After the Fair takes a standard theme: the family reunion which prompts a review of relationships. Events are seen through the eyes of middle-aged, widowed Connie, who must come to terms with her loveless marriage to Oliver, one-time golden boy of the BBC, and with the conduct of her daughter, Rowan, who is having an extra-marital affair.

Connie, as a married woman, also had an affair, and wishes to forget it - although circumstances are forcing the memory upon her. Her brother Gledwyn, for whom she is reluctantly keeping house, has given permission for the village fair to be held on family land again after 30 years. Children, grandchildren, nephews and nieces gather. Village society has again to be encountered. And what is Connie to say to Rowan?

Given this outline, several quite different novels might be written. One of them would take a clear-eyed look at marriage, parenthood, and the tyrannies and betrayals that inhabit family life. Another would skim along the surface, reach for hackneyed phrases, and deliver cosiness. Jo Riddett's novel does both. She can write an impeccable paragraph, and a page later plunge into banality. The tone shifts disconcertingly between the thoughtful and the chatty. The cosiness promised in the opening sentence, "The fair was coming back to Peapod Field", lingers, is apparently dispelled, but hangs about like mist.
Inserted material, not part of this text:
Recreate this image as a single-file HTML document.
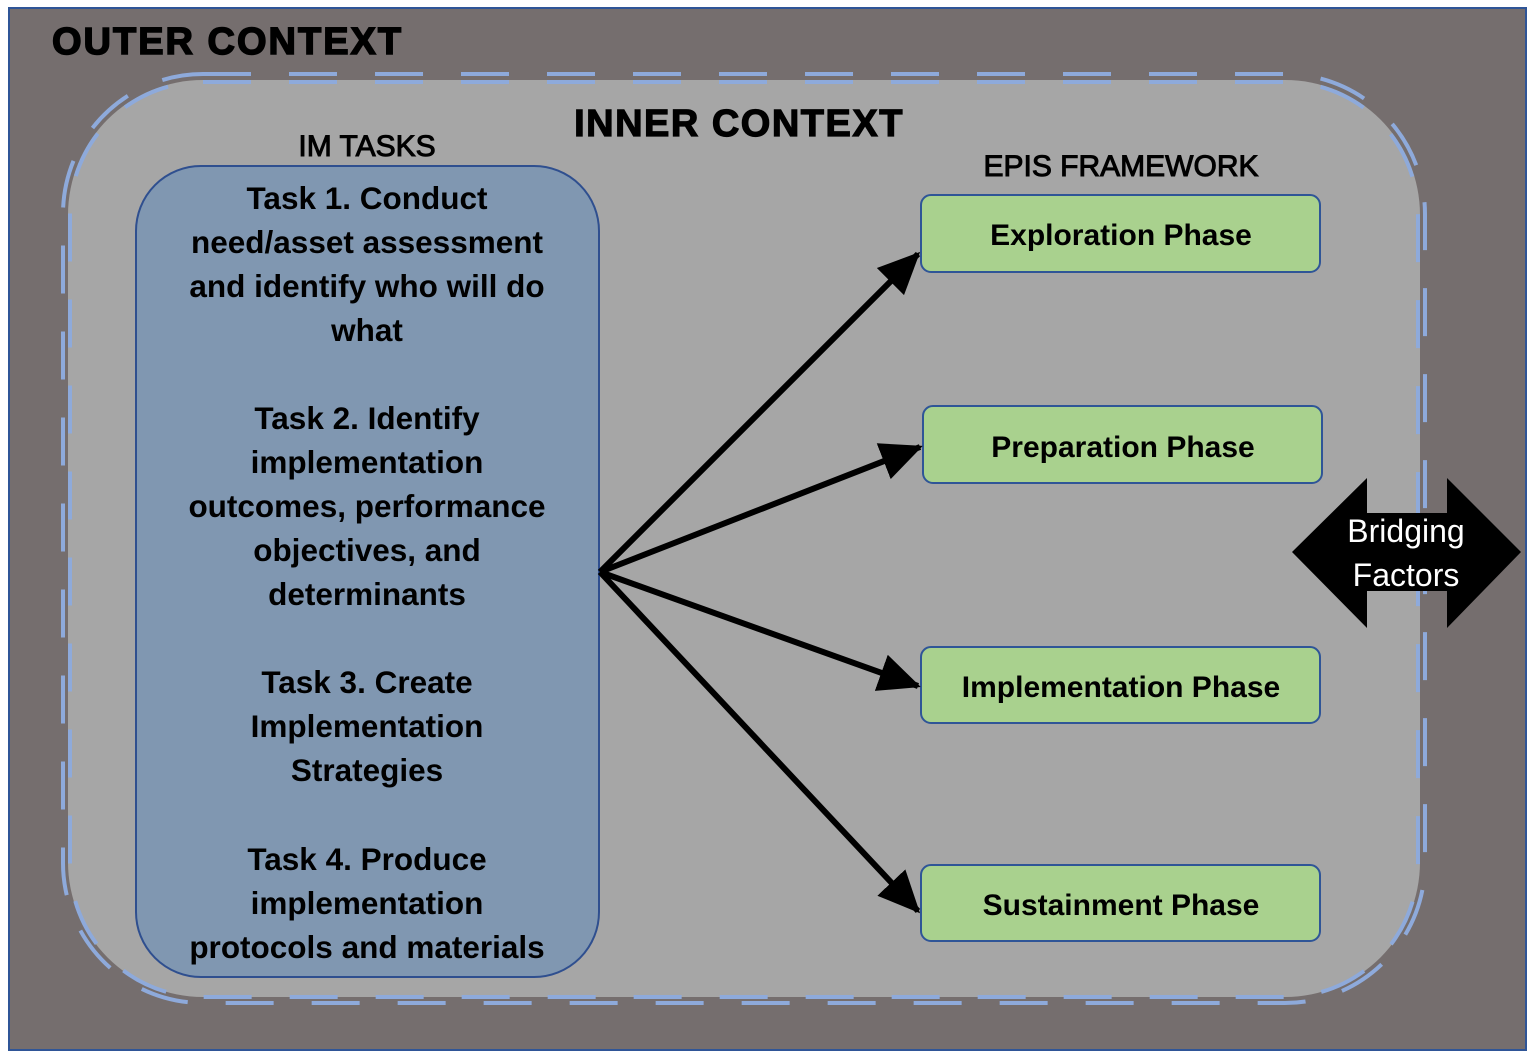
<!DOCTYPE html>
<html><head><style>
body{margin:0;background:#fff;}
svg{display:block;}
text{font-family:"Liberation Sans",sans-serif;font-weight:bold;}
text.n{font-weight:normal;}
</style></head><body>
<svg width="1535" height="1057" viewBox="0 0 1535 1057">
<defs>
<marker id="ah" markerWidth="8" markerHeight="8" refX="6.5" refY="4" orient="auto" markerUnits="strokeWidth">
<path d="M0,0.8 L7,4 L0,7.2 Z" fill="#000"/></marker>
</defs>
<rect x="9" y="8" width="1517" height="1042" fill="#756e6e" stroke="#2f5597" stroke-width="2"/>
<text x="52" y="54" font-size="38" style="font-weight:900;letter-spacing:2px" fill="#000" stroke="#000" stroke-width="1.5">OUTER CONTEXT</text>
<rect x="68" y="80" width="1352" height="917" rx="135" fill="#a6a6a6"/>
<rect x="63" y="74" width="1362" height="929" rx="140" fill="none" stroke="#8eaadb" stroke-width="4" stroke-dasharray="48 38"/>
<rect x="70" y="82" width="1348" height="915" rx="133" fill="none" stroke="#8eaadb" stroke-width="4" stroke-dasharray="48 38"/>
<text x="739" y="136" font-size="38" text-anchor="middle" fill="#000" stroke="#000" stroke-width="1.2" style="letter-spacing:1.5px">INNER CONTEXT</text>
<text x="367" y="156" font-size="30" text-anchor="middle" fill="#000" style="font-weight:normal" stroke="#000" stroke-width="1">IM TASKS</text>
<text x="1121" y="176" font-size="30" text-anchor="middle" fill="#000" style="font-weight:normal" stroke="#000" stroke-width="1">EPIS FRAMEWORK</text>
<rect x="136" y="166" width="463" height="811" rx="65" fill="#8097b1" stroke="#2f4f8f" stroke-width="2"/>
<g font-size="31.5" text-anchor="middle" fill="#000">
<text x="367" y="209">Task 1. Conduct</text>
<text x="367" y="253">need/asset assessment</text>
<text x="367" y="297">and identify who will do</text>
<text x="367" y="341">what</text>
<text x="367" y="429">Task 2. Identify</text>
<text x="367" y="473">implementation</text>
<text x="367" y="517">outcomes, performance</text>
<text x="367" y="561">objectives, and</text>
<text x="367" y="605">determinants</text>
<text x="367" y="693">Task 3. Create</text>
<text x="367" y="737">Implementation</text>
<text x="367" y="781">Strategies</text>
<text x="367" y="870">Task 4. Produce</text>
<text x="367" y="914">implementation</text>
<text x="367" y="958">protocols and materials</text>
</g>
<g fill="#a9d18e" stroke="#2f5597" stroke-width="2">
<rect x="921" y="195" width="399" height="77" rx="10"/>
<rect x="923" y="406" width="399" height="77" rx="10"/>
<rect x="921" y="647" width="399" height="76" rx="10"/>
<rect x="921" y="865" width="399" height="76" rx="10"/>
</g>
<g font-size="30" text-anchor="middle" fill="#000">
<text x="1121" y="245">Exploration Phase</text>
<text x="1123" y="457">Preparation Phase</text>
<text x="1121" y="697">Implementation Phase</text>
<text x="1121" y="915">Sustainment Phase</text>
</g>
<g stroke="#000" stroke-width="6" fill="none" marker-end="url(#ah)">
<line x1="600" y1="572" x2="918" y2="254"/>
<line x1="600" y1="572" x2="920" y2="447"/>
<line x1="600" y1="572" x2="918" y2="686"/>
<line x1="600" y1="572" x2="918" y2="911"/>
</g>
<path d="M1292,552 L1367,478 L1367,513 L1447,513 L1447,478 L1521,552 L1447,628 L1447,591 L1367,591 L1367,628 Z" fill="#000"/>
<g font-size="32" text-anchor="middle" fill="#fff">
<text class="n" x="1406" y="542">Bridging</text>
<text class="n" x="1406" y="586">Factors</text>
</g>
</svg>
</body></html>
Some of the dialogue is so slack it can barely support itself. Riddett is capable of dialogue that is crisp, but whenever strong emotion surfaces the writing falls into a bog, and the characters resort to cries of "Oh - oh!", "Stop - oh, stop!" and the like.

The climactic scene in which Connie confronts her daughter is described in a kind of retrospect that robs it of impact, and the pain and the anger comes from the narrative rather than the dialogue, where it belongs.

The characters are a particularly mixed bag. Those in the foreground have a convincing presence, and the socially brilliant, personally in- adequate Oliver is well and powerfully developed. But the others are like unplayed cards in a pack, making up the numbers, because in a novel about a family reunion there have to be people.

With these shortcomings, it is inevitable that the resolution should bring with it a feeling that a chasm somewhere along the way has not been bridged. Yet it is impossible not to respond to the integrity of this book. It does tell the truth about relationships, although sometimes it tries to tell it too tidily. It has generosity; it is humane.

But because it has these qualities, it dis-appoints in a way it would not if it lacked them. It does not go far enough. It shows us, not the strange in the familiar, but the familiar in the familiar. It gives us the insight we recognise, but we had already formulated it. It makes us feel what it was like to live with Oliver - but the book we want is the one that would make us understand what it was like to be Oliver. It reflects, and does not transmute, the ordinary.